When we tested this pistol in June 1999, it was because a friend of Gun Tests named Bruce decided to buy himself a .45 auto. Although he had been a revolver shooter for several decades, Bruce recently received some intense instruction in the un-gentle art of rapid-fire shooting and handling of a 1911 .45 auto. His eyes were opened to the many possibilities of the caliber, so he went shopping and examined eight different .45s. Now, picking a .45 for some of us is a simple task because we impose a few personal requirements on the gun that greatly limit our choices.
However, there are many different kinds of full-size .45 autos available, and our friend didn’t have our strict prejudices, so he had a harder time choosing. He considered the qualities of fit and finish of the different guns. His final choice also had to have a good trigger pull. Price didn’t make a lot of difference, but he couldn’t see spending extra money for features he wouldn’t need, like adjustable sights or checkered steel.
We thought it would be interesting to compare a few of the full-size .45s guns our friend looked at, to see if we’d come up with the same choice, or another. One was the full-size Springfield “Loaded” Model 1911-A1, $565.
Our recommendation: With a list price of only $565, the Springfield had the most to offer, in our opinion. Its all-steel construction and good looks were matched by a perfect trigger pull and outstanding accuracy with all loads, plus complete reliability. It’s our first choice.

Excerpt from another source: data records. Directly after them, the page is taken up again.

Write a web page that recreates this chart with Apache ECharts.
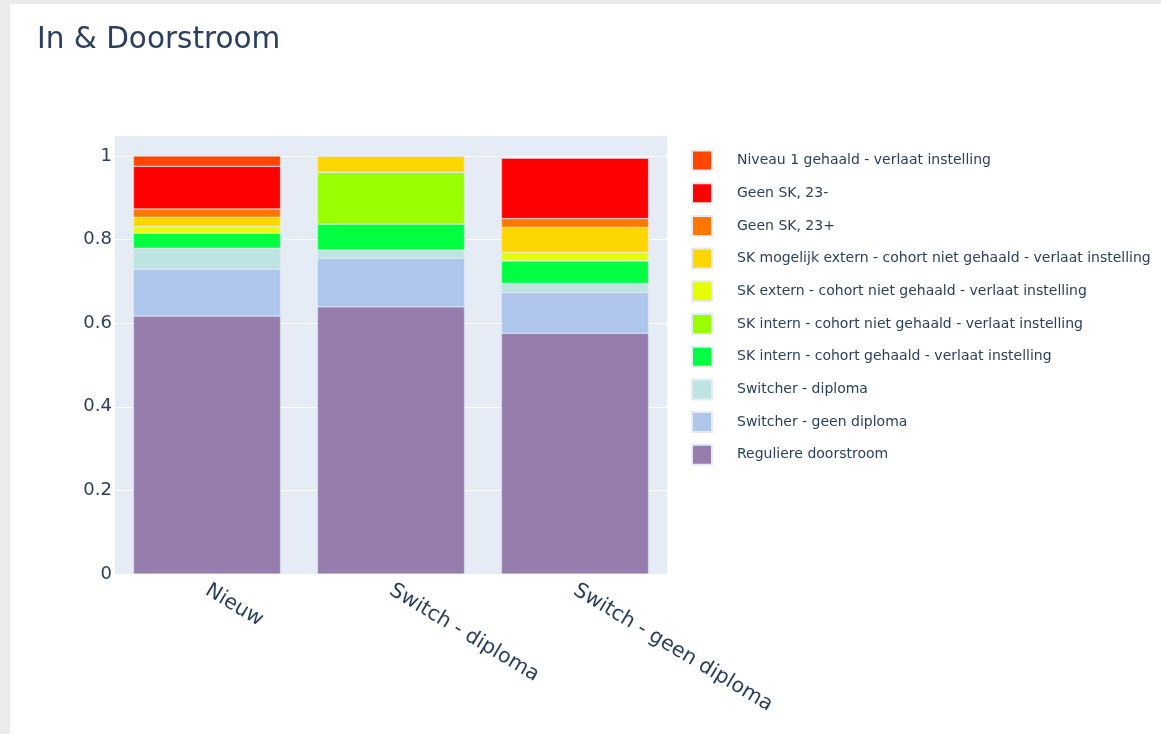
<!DOCTYPE html>
<html>
<head>
<meta charset="utf-8">
<style>
html,body{margin:0;padding:0;background:#ebebeb;width:1161px;height:734px;overflow:hidden;}
#card{position:absolute;left:10px;top:4px;width:1151px;height:730px;background:#fff;}
#chart{width:1151px;height:730px;}
</style>
<script src="https://cdn.jsdelivr.net/npm/echarts@6/dist/echarts.min.js"></script>
</head>
<body>
<div id="card"><div id="chart"></div></div>
<script>
const categories = ["Nieuw", "Switch - diploma", "Switch - geen diploma"];
const yTicks = [0, 0.2, 0.4, 0.6, 0.8, 1];

const reguliere      = [0.617, 0.639, 0.576];
const switcherGeen   = [0.112, 0.116, 0.097];
const switcherDipl   = [0.050, 0.020, 0.022];
const skInternGeh    = [0.036, 0.062, 0.054];
const skInternNiet   = [0.000, 0.124, 0.000];
const skExtern       = [0.016, 0.000, 0.020];
const skMogelijk     = [0.022, 0.039, 0.060];
const geenSK23plus   = [0.020, 0.000, 0.021];
const geenSK23min    = [0.102, 0.000, 0.145];
const niveau1        = [0.025, 0.000, 0.000];

const seriesDefs = [
  ["Reguliere doorstroom", reguliere, "#957DAD"],
  ["Switcher - geen diploma", switcherGeen, "#AEC6EC"],
  ["Switcher - diploma", switcherDipl, "#BEE4E1"],
  ["SK intern - cohort gehaald - verlaat instelling", skInternGeh, "#00FF40"],
  ["SK intern - cohort niet gehaald - verlaat instelling", skInternNiet, "#99FF00"],
  ["SK extern - cohort niet gehaald - verlaat instelling", skExtern, "#E5FF00"],
  ["SK mogelijk extern - cohort niet gehaald - verlaat instelling", skMogelijk, "#FFD700"],
  ["Geen SK, 23+", geenSK23plus, "#FF7700"],
  ["Geen SK, 23-", geenSK23min, "#FF0000"],
  ["Niveau 1 gehaald - verlaat instelling", niveau1, "#FF4500"]
];

const FONT = "DejaVu Sans, Verdana, sans-serif";
const chart = echarts.init(document.getElementById('chart'));
chart.setOption({
  animation: false,
  backgroundColor: '#fff',
  title: {
    text: 'In & Doorstroom',
    left: 22, top: 16,
    textStyle: {color: '#2a3f5f', fontSize: 29.5, fontWeight: 'normal', fontFamily: FONT}
  },
  legend: {
    orient: 'vertical',
    left: 681, top: 145.5, padding: 0,
    itemWidth: 20, itemHeight: 20, itemGap: 10.7,
    icon: 'rect',
    data: seriesDefs.map(s => s[0]).slice().reverse(),
    textStyle: {color: '#2a3f5f', fontSize: 14, fontFamily: FONT, padding: [0,0,0,20]}
  },
  grid: {left: 105, top: 131, right: 494, bottom: 160, backgroundColor: '#E5ECF6', show: true, borderWidth: 0},
  xAxis: {
    type: 'category', data: categories,
    axisLine: {show: false}, axisTick: {show: false},
    axisLabel: {rotate: -31, color: '#2a3f5f', fontSize: 20.5, fontFamily: FONT, margin: 15}
  },
  yAxis: {
    type: 'value', min: 0, max: 1.05, interval: 0.2,
    axisLine: {show: false}, axisTick: {show: false},
    splitLine: {lineStyle: {color: '#fff', width: 1}},
    axisLabel: {color: '#2a3f5f', fontSize: 18, fontFamily: FONT, margin: 3,
      formatter: v => (yTicks.some(t => Math.abs(t - v) < 1e-9) ? String(Math.round(v*10)/10) : '')}
  },
  series: seriesDefs.map(([name, data, color]) => ({
    name, type: 'bar', stack: 'total', data,
    barCategoryGap: '20%',
    itemStyle: {color, borderColor: '#E5ECF6', borderWidth: 0.5}
  }))
});
</script>
</body>
</html>
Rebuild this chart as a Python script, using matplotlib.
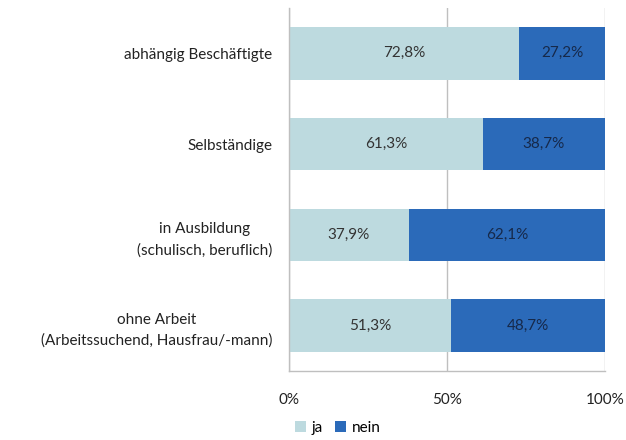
import matplotlib.pyplot as plt
import numpy as np

# Anteile ja / nein je Gruppe (in %)
gruppen = [
    "abhängig Beschäftigte",
    "Selbständige",
    "in Ausbildung\n(schulisch, beruflich)",
    "ohne Arbeit\n(Arbeitssuchend, Hausfrau/-mann)",
]
ja = [72.8, 61.3, 37.9, 51.3]
nein = [27.2, 38.7, 62.1, 48.7]
ticks = [0, 50, 100]
tick_labels = ["0%", "50%", "100%"]

plt.rcParams['font.family'] = ['Lato', 'DejaVu Sans']

farbe_ja = '#bddadf'
farbe_nein = '#2b6ab9'

fig = plt.figure(figsize=(6.26, 4.40), dpi=100)
ax = fig.add_axes([0.4617, 0.1568, 0.5048, 0.825])

y = np.arange(len(gruppen))
h = 0.58
b1 = ax.barh(y, ja, height=h, color=farbe_ja, label='ja', zorder=2)
b2 = ax.barh(y, nein, left=ja, height=h, color=farbe_nein, label='nein', zorder=2)

def fmt(v):
    return f"{v:.1f}%".replace('.', ',')

for i in range(len(gruppen)):
    ax.text(ja[i] / 2, y[i], fmt(ja[i]), ha='center', va='center',
            fontsize=11, color='#333333', zorder=3)
    ax.text(ja[i] + nein[i] / 2, y[i], fmt(nein[i]), ha='center', va='center',
            fontsize=11, color='#16294a', zorder=3)

ax.set_xlim(0, 100)
ax.set_ylim(len(gruppen) - 0.5, -0.5)
ax.set_yticks(y)
ax.set_yticklabels(gruppen, fontsize=11, color='#222222')
ax.set_xticks(ticks)
ax.set_xticklabels(tick_labels, fontsize=11, color='#222222')
ax.tick_params(axis='y', length=0, pad=12)
ax.tick_params(axis='x', length=0, pad=16)
for lbl in ax.get_yticklabels():
    lbl.set_multialignment('center')
    lbl.set_linespacing(1.6)

ax.xaxis.grid(True, color='#bfbfbf', linewidth=1, zorder=0)
ax.set_axisbelow(True)
for s in ['top', 'right']:
    ax.spines[s].set_visible(False)
for s in ['left', 'bottom']:
    ax.spines[s].set_color('#bfbfbf')
    ax.spines[s].set_linewidth(1)

fig.legend(handles=[b1, b2], labels=['ja', 'nein'], loc='center',
           bbox_to_anchor=(0.54, 0.027), ncol=2, frameon=False,
           fontsize=11, handlelength=0.7, handleheight=0.7,
           handletextpad=0.4, columnspacing=0.8)

fig.savefig('out.png', dpi=100)
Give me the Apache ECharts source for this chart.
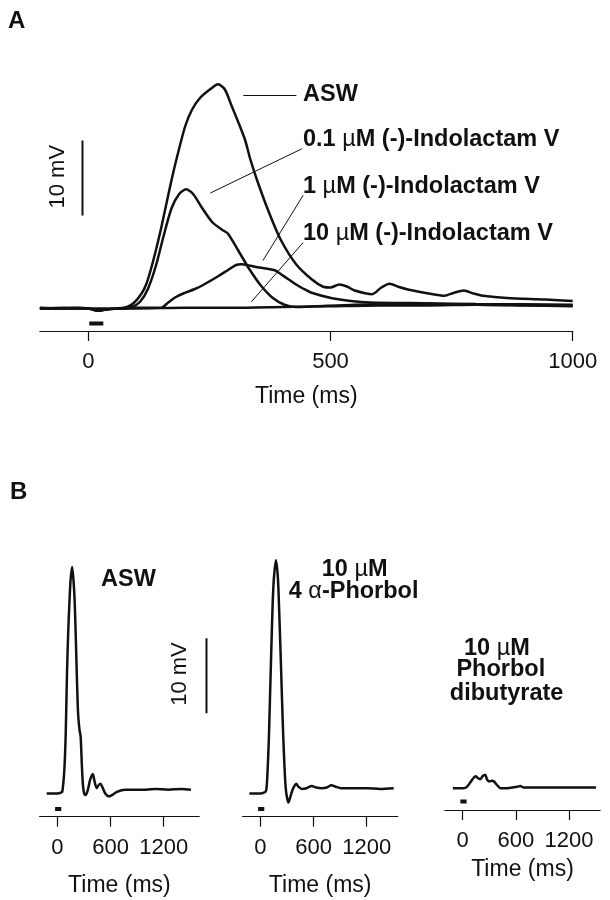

The strikingly attractive Springfield had fully checkered wood stocks and a high polish to the sides of its blued receiver and action. The slide top and the rest of the gun was matte black. There were no plastic parts on this gun. It had a long aluminum Videki trigger, a beveled magazine well, extended safety, a skeletonized Commander-style hammer, a Novak rear sight and a highly visible front sight. The gun had a flat steel mainspring housing with vertical serrations. The beavertail grip safety had a big, hand-filling bump on the bottom, which we liked a lot. The Springfield came in a fitted plastic storage/carry case with a spare magazine, cleaning rod, and full instructions. Although it looked great, the Springfield front sight was not dovetailed into the slide. We feel dovetailing is the most foolproof, if not the best-looking, method of attaching a front sight. The Springfield had the now common front slide serrations. The top of the slide permitted easy stovepipe clearing. The Springfield’s feed ramp was highly polished and the chamber throat was widened to ease feeding.
At the range, the Springfield handled all ammo with aplomb. There were no problems whatsoever. Our average five-shot group size was 2.5 inches at 15 yards, and the smallest was 1.4 inches with the Winchester hardball. This gun didn’t like the Speer Lawman 230-grain FMJ, getting a 3.5-inch group as the smallest. We were quite impressed with the Springfield. In spite of its having a half-pound heavier trigger pull than the Kimber, the Springfield’s pull felt lighter. There was absolutely no creep, and overtravel was minimal yet adequate. The gun felt precise.
Of the 1911-style guns, we’d have to go with the Springfield “Loaded” Mo-del 1911-A1, $565, backing our friend Bruce on his decision. We like all-steel guns, and we like perfect trigger pulls, and we like good-looking guns. The Springfield had all those qualities packed into a reliable and accurate handgun. We’d pick the Kim-ber Classic Model Custom, $657, a very close second, but would avoid the Colt M1991A1 Series 80, $556, because of all the items it ought to have, but doesn’t.